The problem remains — the costs. Will consumers pay the higher prices that the Pac 12 Channel and the Dodger Channel demand?
Mercer does not think these high priced packages are the answer.
“If you look at the Dodgers situation, it’s very disappointing frankly, that Time Warner Cable did an unprecedented deal, far above any rational view of the market, for a premier baseball team, and created another channel that only has content six months out of the year. Frankly, I don’t think it’s been good for consumers or for the pay TV industry. We would still like to carry the Dodgers. We’re still having discussions with Time Warner Cable about it,” he said.
He then talks about what the Houston Astros did in Texas and how that deal went south quickly for the Astros. “CSN Houston went into chapter 11 bankruptcy when the price proved too high for area TV distributors to carry it and most Astros and Rockets fans haven’t been able to see their teams play for the past 21 months,” he said. “And we all know what’s happened with the Dodgers whose $8.35 billion deal with Time Warner Cable has resulted in nearly 70 percent of the people living in the area not being able to see any games, including two no-hitters.”

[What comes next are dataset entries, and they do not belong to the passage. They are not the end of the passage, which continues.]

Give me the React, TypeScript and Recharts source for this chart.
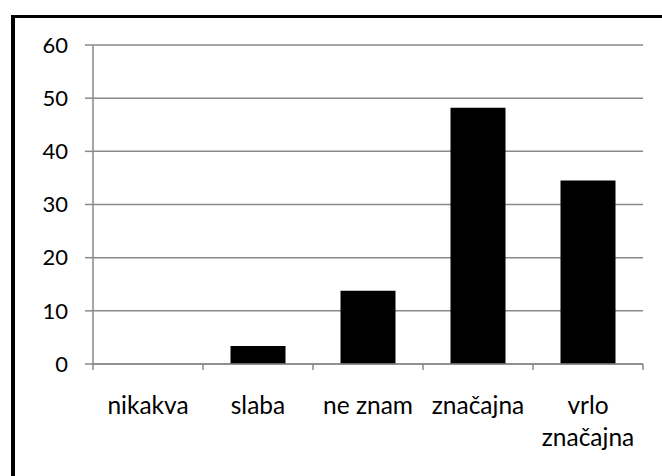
import React from 'react';
import { BarChart, Bar, XAxis, YAxis, CartesianGrid } from 'recharts';

const categories = ['nikakva', 'slaba', 'ne znam', 'značajna', 'vrlo značajna'];
const values = [0, 3.4, 13.8, 48.2, 34.5];
const yTicks = [0, 10, 20, 30, 40, 50, 60];

const data = categories.map((name, i) => ({ name, value: values[i] }));

const FONT = 'Lato, "Open Sans", sans-serif';
const GRID = '#898989';
const BAND = 110;

const CategoryTick = ({ x, y, payload, index }: any) => {
  const label: string = payload.value;
  const lines = label === 'vrlo značajna' ? ['vrlo', 'značajna'] : [label];
  return (
    <g>
      <line x1={x - BAND / 2} x2={x - BAND / 2} y1={y} y2={y + 6} stroke={GRID} strokeWidth={1.5} />
      {index === categories.length - 1 && (
        <line x1={x + BAND / 2} x2={x + BAND / 2} y1={y} y2={y + 6} stroke={GRID} strokeWidth={1.5} />
      )}
      {lines.map((l, i) => (
        <text key={i} x={x} y={y + 50 + i * 32} textAnchor="middle" fill="#000" fontSize={24.5} fontFamily={FONT}>
          {l}
        </text>
      ))}
    </g>
  );
};

export default function App() {
  return (
    <div style={{ position: 'fixed', left: 0, top: 0, width: 662, height: 476, overflow: 'hidden', background: '#fff' }}>
      <div
        style={{
          position: 'absolute',
          left: 11,
          top: 15,
          width: 700,
          height: 500,
          borderTop: '3px solid #000',
          borderLeft: '4px solid #000',
        }}
      />
      <div style={{ position: 'absolute', left: 0, top: 0 }}>
        <BarChart
          width={662}
          height={476}
          data={data}
          margin={{ top: 45, right: 19, bottom: 52, left: 23 }}
          barCategoryGap="25%"
        >
          <CartesianGrid vertical={false} stroke={GRID} strokeWidth={1.5} />
          <XAxis
            dataKey="name"
            height={60}
            interval={0}
            tickSize={0}
            tickMargin={0}
            tickLine={false}
            axisLine={{ stroke: GRID, strokeWidth: 1.5 }}
            tick={<CategoryTick />}
          />
          <YAxis
            width={70}
            domain={[0, 60]}
            ticks={yTicks}
            interval={0}
            tickSize={8}
            tickMargin={17}
            axisLine={{ stroke: GRID, strokeWidth: 1.5 }}
            tickLine={{ stroke: GRID, strokeWidth: 1.5 }}
            tick={{ fill: '#000', fontSize: 22, fontFamily: FONT }}
          />
          <Bar dataKey="value" fill="#000" isAnimationActive={false} />
        </BarChart>
      </div>
    </div>
  );
}
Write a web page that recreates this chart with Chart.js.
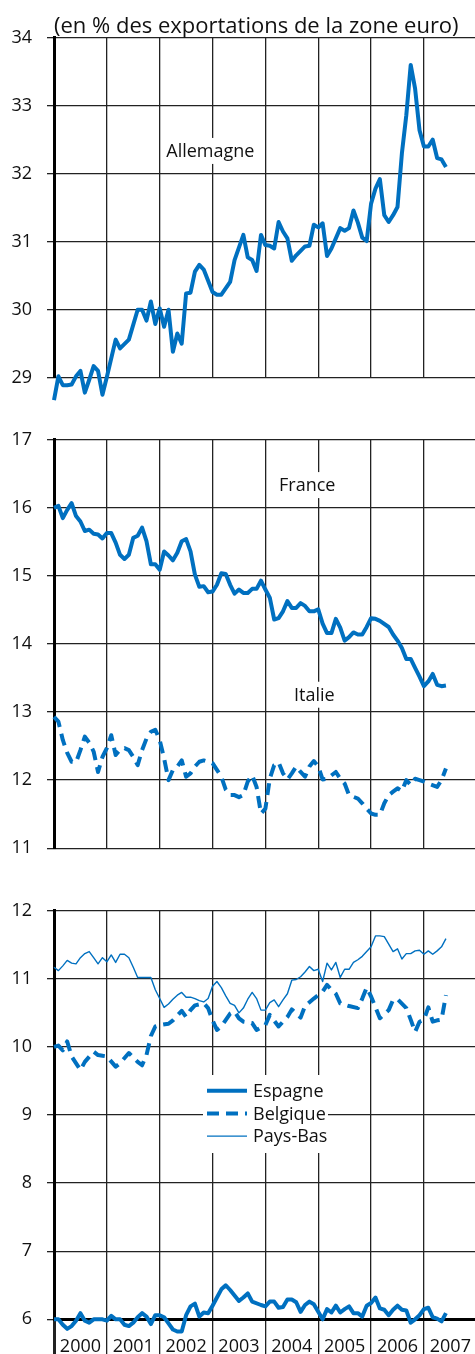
<!DOCTYPE html>
<html lang="fr">
<head>
<meta charset="utf-8">
<script src="https://cdn.jsdelivr.net/npm/chart.js@4.4.0/dist/chart.umd.min.js"></script>
<style>
  body { margin: 0; background: #fff; }
  #page { position: relative; width: 475px; height: 1354px; overflow: hidden; }
  canvas { position: absolute; left: 0; }
</style>
</head>
<body>
<div id="page">
  <canvas id="c1" width="475" height="420" style="top:0"></canvas>
  <canvas id="c2" width="475" height="460" style="top:414px"></canvas>
  <canvas id="c3" width="475" height="484" style="top:870px"></canvas>
</div>
<script>
// parts des exportations de la zone euro, mois depuis janvier 2000
const annees = ['2000', '2001', '2002', '2003', '2004', '2005', '2006', '2007']

const allemagne = [
  [0, 28.67], [1, 29.02], [2, 28.89], [3, 28.89], [4, 28.90], [5, 29.02], [6, 29.10], [7, 28.78],
  [8, 28.97], [9, 29.17], [10, 29.10], [11, 28.75], [12, 29.01], [14, 29.56], [15, 29.43], [17, 29.56],
  [19, 30.00], [20, 30.00], [21, 29.84], [22, 30.12], [23, 29.79], [24, 30.02], [25, 29.75], [26, 30.00],
  [27, 29.38], [28, 29.65], [29, 29.50], [30, 30.24], [31, 30.25], [32, 30.56], [33, 30.66], [34, 30.59],
  [36, 30.26], [37, 30.22], [38, 30.22], [40, 30.41], [41, 30.73], [43, 31.10], [44, 30.77], [45, 30.73],
  [46, 30.57], [47, 31.10], [48, 30.95], [49, 30.94], [50, 30.90], [51, 31.29], [52, 31.15], [53, 31.05],
  [54, 30.72], [55, 30.80], [57, 30.93], [58, 30.94], [59, 31.25], [60, 31.21], [61, 31.27], [62, 30.79],
  [63, 30.90], [65, 31.20], [66, 31.16], [67, 31.20], [68, 31.46], [69, 31.28], [70, 31.06], [71, 31.01],
  [72, 31.56], [73, 31.78], [74, 31.92], [75, 31.39], [76, 31.29], [77, 31.39], [78, 31.51], [79, 32.30],
  [80, 32.86], [81, 33.60], [82, 33.25], [83, 32.64], [84, 32.40], [85, 32.40], [86, 32.50], [87, 32.23],
  [88, 32.21], [89, 32.10]
]

const france = [
  [0, 16.00], [1, 16.03], [2, 15.85], [3, 15.97], [4, 16.07], [5, 15.88], [6, 15.80], [7, 15.66],
  [8, 15.68], [9, 15.62], [10, 15.61], [11, 15.55], [12, 15.63], [13, 15.63], [14, 15.49], [15, 15.31],
  [16, 15.25], [17, 15.31], [18, 15.56], [19, 15.59], [20, 15.71], [21, 15.51], [22, 15.17], [23, 15.17],
  [24, 15.09], [25, 15.36], [26, 15.30], [27, 15.23], [28, 15.34], [29, 15.51], [30, 15.54], [31, 15.36],
  [32, 15.02], [33, 14.84], [34, 14.85], [35, 14.76], [36, 14.77], [37, 14.87], [38, 15.04], [39, 15.03],
  [40, 14.87], [41, 14.74], [42, 14.80], [43, 14.75], [44, 14.75], [45, 14.81], [46, 14.81], [47, 14.93],
  [48, 14.80], [49, 14.68], [50, 14.36], [51, 14.38], [52, 14.48], [53, 14.63], [54, 14.53], [55, 14.53],
  [56, 14.60], [57, 14.56], [58, 14.48], [59, 14.48], [60, 14.51], [61, 14.30], [62, 14.16], [63, 14.16],
  [64, 14.37], [65, 14.24], [66, 14.05], [67, 14.10], [68, 14.17], [69, 14.14], [70, 14.14], [71, 14.25],
  [72, 14.38], [73, 14.37], [74, 14.34], [76, 14.25], [77, 14.14], [78, 14.05], [79, 13.94], [80, 13.78],
  [81, 13.78], [82, 13.65], [83, 13.52], [84, 13.38], [85, 13.45], [86, 13.56], [87, 13.40], [88, 13.38],
  [89, 13.39]
]

const italie = [
  [0, 12.93], [1, 12.86], [2, 12.59], [3, 12.40], [4, 12.27], [5, 12.26], [6, 12.44], [7, 12.64],
  [8, 12.55], [9, 12.42], [10, 12.12], [11, 12.34], [12, 12.47], [13, 12.66], [14, 12.37], [15, 12.45],
  [16, 12.47], [17, 12.44], [18, 12.34], [19, 12.22], [20, 12.44], [21, 12.61], [22, 12.71], [23, 12.74],
  [24, 12.59], [25, 12.32], [26, 12.00], [27, 12.15], [28, 12.20], [29, 12.29], [30, 12.05], [31, 12.10],
  [32, 12.20], [33, 12.27], [34, 12.29], [35, 12.27], [36, 12.25], [38, 12.05], [39, 11.86], [40, 11.78],
  [41, 11.78], [42, 11.75], [43, 11.78], [44, 11.98], [45, 12.07], [46, 11.90], [47, 11.51], [48, 11.58],
  [49, 12.02], [50, 12.22], [51, 12.26], [52, 12.10], [53, 12.01], [54, 12.10], [55, 12.20], [56, 12.12],
  [57, 12.05], [58, 12.20], [59, 12.28], [60, 12.20], [61, 12.01], [62, 12.02], [64, 12.12], [65, 12.02],
  [66, 11.95], [67, 11.78], [69, 11.73], [70, 11.66], [71, 11.58], [72, 11.51], [73, 11.49], [74, 11.49],
  [75, 11.66], [76, 11.78], [77, 11.83], [78, 11.88], [79, 11.84], [80, 12.00], [81, 11.93], [82, 12.02],
  [83, 12.00], [84, 11.98], [85, 11.95], [87, 11.90], [88, 12.00], [89, 12.17]
]

const espagne = [
  [0, 6.00], [1, 6.00], [2, 5.92], [3, 5.86], [4, 5.90], [5, 5.98], [6, 6.09], [7, 5.98],
  [8, 5.95], [9, 6.00], [10, 6.00], [11, 6.00], [12, 5.98], [13, 6.05], [14, 6.00], [15, 6.00],
  [16, 5.92], [17, 5.90], [18, 5.95], [19, 6.03], [20, 6.09], [21, 6.04], [22, 5.93], [23, 6.06],
  [24, 6.06], [25, 6.03], [26, 5.94], [27, 5.85], [28, 5.82], [29, 5.82], [30, 6.06], [31, 6.19],
  [32, 6.23], [33, 6.04], [34, 6.10], [35, 6.09], [36, 6.20], [37, 6.32], [38, 6.44], [39, 6.50],
  [40, 6.43], [42, 6.27], [43, 6.32], [44, 6.38], [45, 6.26], [47, 6.21], [48, 6.19], [49, 6.26],
  [50, 6.26], [51, 6.17], [52, 6.18], [53, 6.29], [54, 6.29], [55, 6.25], [56, 6.11], [57, 6.21],
  [58, 6.26], [59, 6.22], [60, 6.11], [61, 6.00], [62, 6.15], [63, 6.10], [64, 6.20], [65, 6.10],
  [66, 6.15], [67, 6.19], [68, 6.09], [69, 6.09], [70, 6.04], [71, 6.20], [72, 6.24], [73, 6.32],
  [74, 6.16], [75, 6.14], [76, 6.06], [77, 6.14], [78, 6.20], [79, 6.14], [80, 6.13], [81, 5.95],
  [82, 6.00], [83, 6.06], [84, 6.15], [85, 6.17], [86, 6.03], [87, 6.01], [88, 5.97], [89, 6.09]
]

const belgique = [
  [0, 10.00], [1, 10.02], [2, 9.95], [3, 10.08], [4, 9.86], [6, 9.66], [7, 9.78], [9, 9.93],
  [10, 9.88], [11, 9.87], [12, 9.86], [14, 9.71], [15, 9.76], [17, 9.91], [19, 9.78], [20, 9.73],
  [21, 9.88], [22, 10.16], [23, 10.30], [24, 10.32], [26, 10.34], [27, 10.39], [29, 10.53], [30, 10.44],
  [31, 10.54], [32, 10.61], [34, 10.64], [35, 10.57], [36, 10.39], [37, 10.25], [38, 10.30], [40, 10.49],
  [41, 10.52], [42, 10.42], [43, 10.37], [45, 10.35], [46, 10.25], [48, 10.32], [49, 10.47], [51, 10.30],
  [53, 10.44], [54, 10.55], [56, 10.43], [57, 10.60], [59, 10.71], [61, 10.81], [62, 10.91], [63, 10.84],
  [64, 10.78], [65, 10.64], [67, 10.60], [69, 10.57], [70, 10.71], [71, 10.87], [72, 10.74], [73, 10.58],
  [74, 10.42], [76, 10.54], [77, 10.69], [78, 10.70], [80, 10.57], [81, 10.40], [82, 10.22], [83, 10.37],
  [84, 10.40], [85, 10.58], [86, 10.37], [87, 10.39], [88, 10.40], [89, 10.76]
]

const paysBas = [
  [0, 11.17], [1, 11.12], [2, 11.19], [3, 11.27], [4, 11.23], [5, 11.22], [6, 11.31], [7, 11.37],
  [8, 11.40], [9, 11.31], [10, 11.22], [11, 11.31], [12, 11.25], [13, 11.35], [14, 11.24], [15, 11.36],
  [16, 11.36], [17, 11.31], [18, 11.17], [19, 11.02], [20, 11.02], [21, 11.02], [22, 11.02], [23, 10.84],
  [24, 10.71], [25, 10.58], [26, 10.63], [27, 10.70], [28, 10.76], [29, 10.80], [30, 10.73], [31, 10.73],
  [32, 10.71], [33, 10.68], [34, 10.66], [35, 10.71], [36, 10.89], [37, 10.96], [38, 10.87], [39, 10.75],
  [40, 10.64], [41, 10.61], [42, 10.50], [43, 10.57], [44, 10.70], [45, 10.80], [46, 10.71], [47, 10.54],
  [48, 10.54], [49, 10.65], [50, 10.69], [51, 10.59], [52, 10.69], [53, 10.78], [54, 10.98], [55, 10.99],
  [56, 11.03], [57, 11.10], [58, 11.18], [59, 11.12], [60, 11.14], [61, 10.96], [62, 11.23], [63, 11.13],
  [64, 11.24], [65, 11.02], [66, 11.14], [67, 11.14], [68, 11.24], [69, 11.28], [70, 11.33], [71, 11.40],
  [72, 11.47], [73, 11.63], [74, 11.63], [75, 11.62], [76, 11.51], [77, 11.40], [78, 11.44], [79, 11.29],
  [80, 11.37], [81, 11.37], [82, 11.41], [83, 11.42], [84, 11.36], [85, 11.41], [86, 11.36], [87, 11.41],
  [88, 11.47], [89, 11.59]
]

const bleu = '#0070c0'
const noir = '#111'
const grille = '#222'
const police = '"Open Sans"'
const finMois = 95.6

const points = serie => serie.map(([m, v]) => ({ x: m, y: v }))

// étiquettes de série posées sur un fond blanc qui coupe la grille
const etiquettes = {
  id: 'etiquettes',
  beforeDatasetsDraw(chart, args, opts) {
    const { ctx, scales } = chart
    ctx.save()
    ctx.font = `18px ${police}`
    ctx.textBaseline = 'middle'
    ;(opts.items || []).forEach(e => {
      const px = scales.x.getPixelForValue(e.x)
      const py = scales.y.getPixelForValue(e.y)
      const w = ctx.measureText(e.text).width
      ctx.fillStyle = '#fff'
      ctx.fillRect(px - 4, py - 14, w + 12, 26)
      ctx.fillStyle = noir
      ctx.fillText(e.text, px, py)
    })
    ctx.restore()
  }
}

// légende encadrée de blanc, dessinée avec le style de chaque série
const legende = {
  id: 'legende',
  beforeDatasetsDraw(chart, args, opts) {
    if (!opts.display) return
    const { ctx, chartArea } = chart
    const x0 = chartArea.left + opts.left
    const y0 = chartArea.top + opts.top
    ctx.save()
    ctx.fillStyle = '#fff'
    ctx.fillRect(x0, y0, opts.width, opts.height)
    ctx.font = `18px ${police}`
    ctx.textBaseline = 'middle'
    chart.data.datasets.forEach((ds, i) => {
      const y = y0 + 15.7 + i * 22.7
      ctx.beginPath()
      ctx.strokeStyle = ds.borderColor
      ctx.lineWidth = ds.borderWidth
      ctx.setLineDash(ds.borderDash || [])
      ctx.moveTo(x0 + 4, y)
      ctx.lineTo(x0 + 44, y)
      ctx.stroke()
      ctx.setLineDash([])
      ctx.fillStyle = noir
      ctx.fillText(ds.label, x0 + 50, y + 1)
    })
    ctx.restore()
  }
}

function serie(label, data, style) {
  return Object.assign({
    label: label,
    data: points(data),
    borderColor: bleu,
    borderWidth: 4,
    pointRadius: 0,
    tension: 0,
    borderJoinStyle: 'round',
    clip: false
  }, style)
}

function axeY(min, max) {
  return {
    min: min,
    max: max,
    afterFit: s => { s.width = 54 },
    ticks: { stepSize: 1, color: noir, padding: 15, font: { family: police, size: 18 } },
    grid: { color: grille, lineWidth: 1.3, tickLength: 7 },
    border: { color: '#000', width: 3 }
  }
}

function axeX() {
  return {
    type: 'linear',
    min: 0,
    max: finMois,
    afterBuildTicks: s => { s.ticks = annees.map((a, i) => ({ value: i * 12 })) },
    ticks: { display: false },
    grid: { color: grille, lineWidth: 1.3, drawTicks: false },
    border: { display: false }
  }
}

function options(yMin, yMax, padding) {
  return {
    responsive: false,
    animation: false,
    layout: { padding: padding },
    scales: { x: axeX(), y: axeY(yMin, yMax) },
    plugins: { legend: { display: false }, tooltip: { enabled: false } }
  }
}

// Allemagne
const opt1 = options(29, 34, { top: 0, bottom: 42.3, left: 0, right: 0 })
opt1.plugins.title = {
  display: true,
  text: '(en % des exportations de la zone euro)',
  align: 'start',
  fullSize: false,
  color: noir,
  font: { family: police, size: 22, weight: 'normal', lineHeight: 1 },
  padding: { top: 15.7, bottom: 0 }
}
opt1.plugins.etiquettes = { items: [{ text: 'Allemagne', x: 25.5, y: 32.32 }] }
new Chart(document.getElementById('c1'), {
  type: 'line',
  data: { datasets: [serie('Allemagne', allemagne)] },
  options: opt1,
  plugins: [etiquettes]
})

// France et Italie
const opt2 = options(11, 17, 0)
opt2.plugins.etiquettes = {
  items: [
    { text: 'France', x: 51.1, y: 16.32 },
    { text: 'Italie', x: 54.5, y: 13.24 }
  ]
}
new Chart(document.getElementById('c2'), {
  type: 'line',
  data: {
    datasets: [
      serie('France', france),
      serie('Italie', italie, { borderDash: [12, 7] })
    ]
  },
  options: opt2,
  plugins: [etiquettes]
})

// Espagne, Belgique, Pays-Bas
const opt3 = options(6, 12, { top: 40.7, bottom: 0, left: 0, right: 0 })
opt3.scales.x = {
  type: 'linear',
  min: 0,
  max: finMois,
  afterBuildTicks: s => {
    s.ticks = []
    for (let i = 0; i < annees.length * 2; i++) s.ticks.push({ value: i * 6 })
  },
  afterFit: s => { s.height = 34.7 },
  ticks: {
    autoSkip: false,
    maxRotation: 0,
    padding: -19,
    color: noir,
    font: { family: police, size: 18 },
    callback: v => (v % 12 === 6 ? annees[(v - 6) / 12] : '')
  },
  grid: {
    color: c => (c.tick && c.tick.value % 12 === 0 ? grille : 'rgba(0,0,0,0)'),
    lineWidth: c => (c.tick && c.tick.value === 0 ? 3 : 1.3),
    tickLength: 36
  },
  border: { color: '#000', width: 3 }
}
opt3.plugins.legende = { display: true, left: 149, top: 164.3, width: 125, height: 78 }
new Chart(document.getElementById('c3'), {
  type: 'line',
  data: {
    datasets: [
      serie('Espagne', espagne),
      serie('Belgique', belgique, { borderDash: [12, 7] }),
      serie('Pays-Bas', paysBas, { borderWidth: 1.4 })
    ]
  },
  options: opt3,
  plugins: [legende]
})
</script>
</body>
</html>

Mercer said the concern is that the proliferation of over-priced sports channels is occurring with far greater frequency and will only grow worse, as teams and conferences try to keep pace with their on-field competitors by chasing the biggest potential payday, no matter what it costs the fan.
David Lazarus recently said in his article in the Los Angeles Times, “Trapped into paying extra for Cable TV sports” that customers are paying half their bills to support sports channels. Many of those channels people don’t watch.”
This will only change if the TV providers get the message and it will take more than seven million viewers to change their viewing habits.
In the end, Mercer makes a good point, “I think what we’re all just trying to say is, look, it seems to be the only industry I know of where in some ways, the more competition, the higher the prices. In this case, it’s a tax on most customers who wouldn’t pay it if they had a choice,” he told the PVT in response to the Dodger Channel prices.